▶ _RECORDS TO USE_:
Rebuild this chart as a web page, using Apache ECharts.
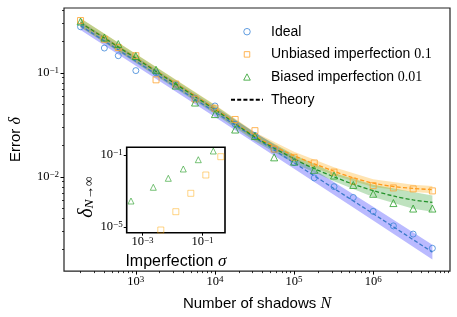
<!DOCTYPE html>
<html>
<head>
<meta charset="utf-8">
<script src="https://cdn.jsdelivr.net/npm/echarts@6/dist/echarts.min.js"></script>
<style>
html,body{margin:0;padding:0;background:#fff;}
#chart{width:457px;height:317px;}
</style>
</head>
<body>
<div id="chart"></div>
<script>
// ---------- data ----------
const shadowsN = [200, 400, 600, 1000, 1800, 3200, 5600, 10000, 18000, 32000, 56000, 100000, 180000, 320000, 560000, 1000000, 1800000, 3200000, 5600000];
const idealErr = [0.277, 0.173, 0.146, 0.105, 0.100, 0.077, 0.057, 0.048, 0.032, 0.025, 0.0182, 0.0137, 0.00977, 0.00805, 0.00634, 0.00466, 0.00338, 0.00282, 0.00206];
const unbiasedErr = [0.318, 0.21, 0.175, 0.146, 0.0856, 0.078, 0.056, 0.0457, 0.0356, 0.0278, 0.0185, 0.0154, 0.0136, 0.0111, 0.0091, 0.00823, 0.00783, 0.00766, 0.00733];
const biasedErr = [0.311, 0.218, 0.189, 0.145, 0.107, 0.0754, 0.0518, 0.0401, 0.0285, 0.0247, 0.0154, 0.0140, 0.0117, 0.0103, 0.00836, 0.00688, 0.00560, 0.00496, 0.00496];

const idealTheoryN = [200, 10000, 100000, 1000000, 5600000];
const idealTheory = [0.2836, 0.04194, 0.01364, 0.004428, 0.00189];
const curveTheoryN = [200, 10000, 32000, 100000, 180000, 320000, 560000, 1000000, 1800000, 3200000, 5600000];
const unbiasedTheory = [0.303, 0.04525, 0.02464, 0.01595, 0.01335, 0.01132, 0.00979, 0.00869, 0.00808, 0.00774, 0.00754];
const biasedTheory = [0.303, 0.0443, 0.0241, 0.0149, 0.0120, 0.0100, 0.0085, 0.00738, 0.00655, 0.0060, 0.00568];

const idealBandN = [200, 10000, 100000, 1000000, 5600000];
const idealBandUpper = [0.3127, 0.04676, 0.01554, 0.005154, 0.002225];
const idealBandLower = [0.2572, 0.03761, 0.01198, 0.003804, 0.001606];
const unbiasedBandN = [200, 10000, 32000, 100000, 320000, 1000000, 3200000, 5600000];
const unbiasedBandUpper = [0.334, 0.0494, 0.0269, 0.0174, 0.01235, 0.00948, 0.00839, 0.00817];
const unbiasedBandLower = [0.275, 0.0415, 0.0226, 0.0146, 0.01038, 0.00797, 0.00714, 0.00696];
const biasedBandN = [200, 10000, 32000, 100000, 320000, 1000000, 3200000, 5600000];
const biasedBandUpper = [0.334, 0.0488, 0.0264, 0.0163, 0.0109, 0.0084, 0.00714, 0.00662];
const biasedBandLower = [0.2747, 0.0402, 0.0220, 0.01355, 0.00907, 0.00641, 0.00494, 0.00462];

const insetBiasedSigma = [4.13e-4, 2.29e-3, 7.24e-3, 0.0229, 0.0724, 0.229];
const insetBiasedDelta = [2.78e-4, 1.61e-3, 5.08e-3, 0.0167, 0.0548, 0.167];
const insetUnbiasedSigma = [4.07e-3, 0.0129, 0.0407, 0.129, 0.407];
const insetUnbiasedDelta = [6.8e-6, 7.08e-5, 7.45e-4, 7.74e-3, 0.0805];

const mainXTicks = [1e3, 1e4, 1e5, 1e6];
const mainYTicks = [1e-2, 1e-1];
const insetXTicks = [1e-3, 1e-1];
const insetYTicks = [1e-5, 1e-1];

const seriesNames = ['Ideal', 'Unbiased imperfection 0.1', 'Biased imperfection 0.01', 'Theory'];

// ---------- helpers ----------
function minorTicks(d0, d1) {
  const out = [];
  for (let d = d0; d <= d1; d++) for (let k = 2; k <= 9; k++) out.push(+(k * Math.pow(10, d)).toPrecision(6));
  return out;
}
const mainXMinor = minorTicks(2, 6);
const mainYMinor = minorTicks(-3, -1);

function pow10Label(v) {
  const e = Math.round(Math.log10(v));
  return '{b|10}{s|' + (e < 0 ? '\u2212' + (-e) : e) + '}';
}
const supRich = {
  b: {fontFamily: 'Liberation Serif', fontSize: 12.5, color: '#000', lineHeight: 13, verticalAlign: 'bottom'},
  s: {fontFamily: 'Liberation Serif', fontSize: 9, color: '#000', lineHeight: 9, padding: [0, 0, 7, 0], verticalAlign: 'top'}
};
const pairs = (xs, ys) => xs.map((x, i) => [x, ys[i]]);

function bandSeries(ns, up, lo, fill) {
  return {
    type: 'custom', xAxisIndex: 0, yAxisIndex: 0, z: 1, silent: true,
    data: [[ns[0], up[0]]],
    renderItem: function (params, api) {
      const pts = [];
      for (let i = 0; i < ns.length; i++) pts.push(api.coord([ns[i], up[i]]));
      for (let i = ns.length - 1; i >= 0; i--) pts.push(api.coord([ns[i], lo[i]]));
      return {type: 'polygon', shape: {points: pts}, style: {fill: fill, stroke: null}};
    }
  };
}

// legend icons drawn in a 32 x 6.5 box (tiny corner segments fix the box so the marker keeps its shape)
const legendSquareIcon = 'path://M0,0L0.01,0M32,6.5L31.99,6.5M13.25,0.5L18.75,0.5L18.75,6L13.25,6Z';
const legendTriangleIcon = 'path://M0,0L0.01,0M32,6.5L31.99,6.5M16,0L19.3,6.3L12.7,6.3Z';

const dash = [4, 2.2];
const colBlue = '#3c86d8', colOrange = '#ffa42e', colGreen = '#2ca02c';

const frameX = {min: 123.6, max: 9.35e6};
const frameY = {min: 0.001243, max: 0.4195};

const chart = echarts.init(document.getElementById('chart'), null, {renderer: 'canvas'});
chart.setOption({
  animation: false,
  backgroundColor: '#fff',
  grid: [
    {left: 63, top: 8, width: 387, height: 268, show: true, borderColor: '#222', borderWidth: 1.2, backgroundColor: 'transparent'},
    {left: 126.7, top: 147.3, width: 98.3, height: 85.4, show: true, borderColor: '#000', borderWidth: 1.6, backgroundColor: '#fff', z: 5}
  ],
  xAxis: [
    {type: 'log', gridIndex: 0, min: frameX.min, max: frameX.max, position: 'bottom',
     axisLine: {show: false}, splitLine: {show: false},
     axisTick: {show: true, inside: false, length: 3.5, customValues: mainXTicks, lineStyle: {color: '#000', width: 1}},
     axisLabel: {customValues: mainXTicks, formatter: pow10Label, rich: supRich, margin: 4},
     name: '{t|Number of shadows }{m|N}', nameLocation: 'middle', nameGap: 18.5,
     nameTextStyle: {rich: {t: {fontFamily: 'Liberation Sans', fontSize: 15, color: '#000', lineHeight: 17}, m: {fontFamily: 'Liberation Serif', fontStyle: 'italic', fontSize: 16, color: '#000', lineHeight: 17}}}},
    {type: 'log', gridIndex: 0, min: frameX.min, max: frameX.max, position: 'bottom', offset: 0,
     axisLine: {show: false}, splitLine: {show: false}, axisLabel: {show: false},
     axisTick: {show: true, inside: false, length: 2, customValues: mainXMinor, lineStyle: {color: '#000', width: 0.8}}},
    {type: 'log', gridIndex: 1, min: 2.97e-4, max: 0.562, position: 'bottom',
     axisLine: {show: false}, splitLine: {show: false},
     axisTick: {show: true, inside: false, length: 3, customValues: insetXTicks, lineStyle: {color: '#000', width: 1}},
     axisLabel: {customValues: insetXTicks, formatter: pow10Label, rich: supRich, margin: 3},
     name: '{t|Imperfection }{m|\u03c3}', nameLocation: 'middle', nameGap: 12.5,
     nameTextStyle: {rich: {t: {fontFamily: 'Liberation Sans', fontSize: 16, color: '#000', lineHeight: 18}, m: {fontFamily: 'Liberation Serif', fontStyle: 'italic', fontSize: 17, color: '#000', lineHeight: 18}}}}
  ],
  yAxis: [
    {type: 'log', gridIndex: 0, min: frameY.min, max: frameY.max, position: 'left',
     axisLine: {show: false}, splitLine: {show: false},
     axisTick: {show: true, inside: false, length: 3.5, customValues: mainYTicks, lineStyle: {color: '#000', width: 1}},
     axisLabel: {customValues: mainYTicks, formatter: pow10Label, rich: supRich, margin: 5},
     name: '{t|Error }{m|\u03b4}', nameLocation: 'middle', nameRotate: 90, nameGap: 39.5,
     nameTextStyle: {rich: {t: {fontFamily: 'Liberation Sans', fontSize: 15, color: '#000', lineHeight: 17}, m: {fontFamily: 'Liberation Serif', fontStyle: 'italic', fontSize: 16, color: '#000', lineHeight: 17}}}},
    {type: 'log', gridIndex: 0, min: frameY.min, max: frameY.max, position: 'left', offset: 0,
     axisLine: {show: false}, splitLine: {show: false}, axisLabel: {show: false},
     axisTick: {show: true, inside: false, length: 2, customValues: mainYMinor, lineStyle: {color: '#000', width: 0.8}}},
    {type: 'log', gridIndex: 1, min: 4.82e-6, max: 0.268, position: 'left',
     axisLine: {show: false}, splitLine: {show: false},
     axisTick: {show: true, inside: false, length: 3, customValues: insetYTicks, lineStyle: {color: '#000', width: 1}},
     axisLabel: {customValues: insetYTicks, formatter: pow10Label, rich: supRich, margin: 4},
     name: '{m|\u03b4}{si|N}{s|\u2192\u221e}', nameLocation: 'middle', nameRotate: 90, nameGap: 29,
     nameTextStyle: {padding: [0, 14, 0, 0], rich: {
       m: {fontFamily: 'Liberation Serif', fontStyle: 'italic', fontSize: 20, color: '#000', lineHeight: 20, verticalAlign: 'top'},
       si: {fontFamily: 'Liberation Serif', fontStyle: 'italic', fontSize: 13.5, color: '#000', lineHeight: 13.5, padding: [9, 0, 0, 0], verticalAlign: 'bottom'},
       s: {fontFamily: 'Liberation Serif', fontSize: 13.5, color: '#000', lineHeight: 13.5, padding: [9, 0, 0, 0], verticalAlign: 'bottom'}}}}
  ],
  legend: {
    left: 225, top: 19.7, orient: 'vertical', selectedMode: false,
    itemWidth: 32, itemHeight: 6.5, itemGap: 8.7, symbolKeepAspect: true,
    itemStyle: {borderWidth: 1},
    data: [
      {name: seriesNames[0], icon: 'circle'},
      {name: seriesNames[1], icon: legendSquareIcon},
      {name: seriesNames[2], icon: legendTriangleIcon},
      {name: seriesNames[3], itemStyle: {color: 'rgba(0,0,0,0)', borderWidth: 0, borderColor: 'rgba(0,0,0,0)'}}
    ],
    formatter: function (name) {
      if (name === seriesNames[1]) return '{t|Unbiased imperfection }{n|0.1}';
      if (name === seriesNames[2]) return '{t|Biased imperfection }{n|0.01}';
      return '{t|' + name + '}';
    },
    textStyle: {lineHeight: 14, rich: {
      t: {fontFamily: 'Liberation Sans', fontSize: 14, color: '#000', lineHeight: 14},
      n: {fontFamily: 'Liberation Serif', fontSize: 14, color: '#000', lineHeight: 14}}, padding: [0, 0, 0, 3]}
  },
  series: [
    bandSeries(idealBandN, idealBandUpper, idealBandLower, 'rgba(0,0,255,0.27)'),
    bandSeries(unbiasedBandN, unbiasedBandUpper, unbiasedBandLower, 'rgba(255,165,0,0.3)'),
    bandSeries(biasedBandN, biasedBandUpper, biasedBandLower, 'rgba(44,160,44,0.3)'),
    {type: 'line', name: 'idealTheory', xAxisIndex: 0, yAxisIndex: 0, z: 2, symbol: 'none', silent: true,
     data: pairs(idealTheoryN, idealTheory), lineStyle: {color: '#3a78c8', width: 1.3, type: dash}},
    {type: 'line', name: 'unbiasedTheory', xAxisIndex: 0, yAxisIndex: 0, z: 2, symbol: 'none', silent: true, smooth: 0.3,
     data: pairs(curveTheoryN, unbiasedTheory), lineStyle: {color: '#ff9a1a', width: 1.3, type: dash}},
    {type: 'line', name: 'biasedTheory', xAxisIndex: 0, yAxisIndex: 0, z: 2, symbol: 'none', silent: true, smooth: 0.3,
     data: pairs(curveTheoryN, biasedTheory), lineStyle: {color: '#23922a', width: 1.3, type: dash}},
    {type: 'line', name: seriesNames[3], xAxisIndex: 0, yAxisIndex: 0, symbol: 'none', data: [],
     itemStyle: {color: '#000'}, lineStyle: {color: '#000', width: 1.2, type: dash}},
    {type: 'scatter', name: seriesNames[0], xAxisIndex: 0, yAxisIndex: 0, z: 3, symbol: 'circle', symbolSize: 6,
     data: pairs(shadowsN, idealErr), itemStyle: {color: 'rgba(0,0,0,0)', borderColor: colBlue, borderWidth: 1}},
    {type: 'scatter', name: seriesNames[1], xAxisIndex: 0, yAxisIndex: 0, z: 3, symbol: 'rect', symbolSize: 6,
     data: pairs(shadowsN, unbiasedErr), itemStyle: {color: 'rgba(0,0,0,0)', borderColor: colOrange, borderWidth: 1}},
    {type: 'scatter', name: seriesNames[2], xAxisIndex: 0, yAxisIndex: 0, z: 3, symbol: 'triangle', symbolSize: 7,
     data: pairs(shadowsN, biasedErr), itemStyle: {color: 'rgba(0,0,0,0)', borderColor: colGreen, borderWidth: 1}},
    {type: 'scatter', name: 'insetBiased', xAxisIndex: 2, yAxisIndex: 2, z: 6, symbol: 'triangle', symbolSize: 6,
     data: pairs(insetBiasedSigma, insetBiasedDelta), itemStyle: {color: 'rgba(0,0,0,0)', borderColor: 'rgba(44,160,44,0.8)', borderWidth: 1}},
    {type: 'scatter', name: 'insetUnbiased', xAxisIndex: 2, yAxisIndex: 2, z: 6, symbol: 'rect', symbolSize: 6,
     data: pairs(insetUnbiasedSigma, insetUnbiasedDelta), itemStyle: {color: 'rgba(0,0,0,0)', borderColor: 'rgba(255,165,0,0.6)', borderWidth: 1}}
  ]
});
</script>
</body>
</html>
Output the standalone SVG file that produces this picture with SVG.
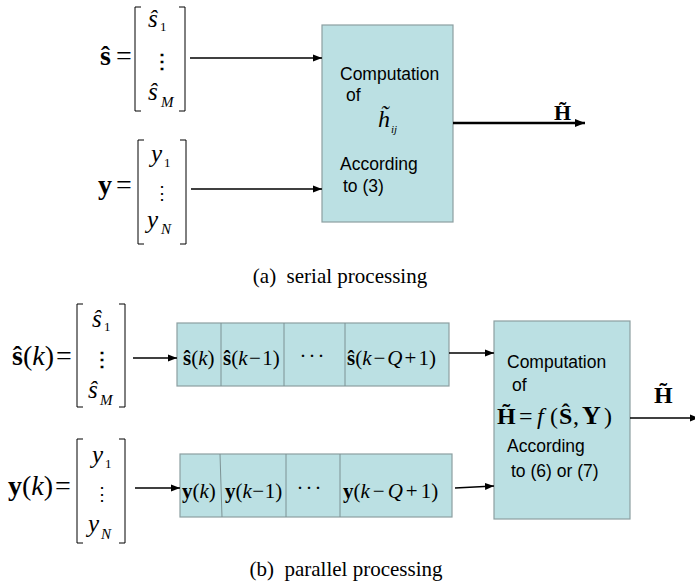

▶ _WHAT YOU WILL DO_: Please give again the entries word for word, starting at the first line and ending with the line that contains "0.00655, 0.0060, 0.00568];"; include both of those lines but none of the pictures.

▶ _SOLUTION FOR THIS TASK_:
Rebuild this chart as a web page, using Apache ECharts.
<!DOCTYPE html>
<html>
<head>
<meta charset="utf-8">
<script src="https://cdn.jsdelivr.net/npm/echarts@6/dist/echarts.min.js"></script>
<style>
html,body{margin:0;padding:0;background:#fff;}
#chart{width:457px;height:317px;}
</style>
</head>
<body>
<div id="chart"></div>
<script>
// ---------- data ----------
const shadowsN = [200, 400, 600, 1000, 1800, 3200, 5600, 10000, 18000, 32000, 56000, 100000, 180000, 320000, 560000, 1000000, 1800000, 3200000, 5600000];
const idealErr = [0.277, 0.173, 0.146, 0.105, 0.100, 0.077, 0.057, 0.048, 0.032, 0.025, 0.0182, 0.0137, 0.00977, 0.00805, 0.00634, 0.00466, 0.00338, 0.00282, 0.00206];
const unbiasedErr = [0.318, 0.21, 0.175, 0.146, 0.0856, 0.078, 0.056, 0.0457, 0.0356, 0.0278, 0.0185, 0.0154, 0.0136, 0.0111, 0.0091, 0.00823, 0.00783, 0.00766, 0.00733];
const biasedErr = [0.311, 0.218, 0.189, 0.145, 0.107, 0.0754, 0.0518, 0.0401, 0.0285, 0.0247, 0.0154, 0.0140, 0.0117, 0.0103, 0.00836, 0.00688, 0.00560, 0.00496, 0.00496];

const idealTheoryN = [200, 10000, 100000, 1000000, 5600000];
const idealTheory = [0.2836, 0.04194, 0.01364, 0.004428, 0.00189];
const curveTheoryN = [200, 10000, 32000, 100000, 180000, 320000, 560000, 1000000, 1800000, 3200000, 5600000];
const unbiasedTheory = [0.303, 0.04525, 0.02464, 0.01595, 0.01335, 0.01132, 0.00979, 0.00869, 0.00808, 0.00774, 0.00754];
const biasedTheory = [0.303, 0.0443, 0.0241, 0.0149, 0.0120, 0.0100, 0.0085, 0.00738, 0.00655, 0.0060, 0.00568];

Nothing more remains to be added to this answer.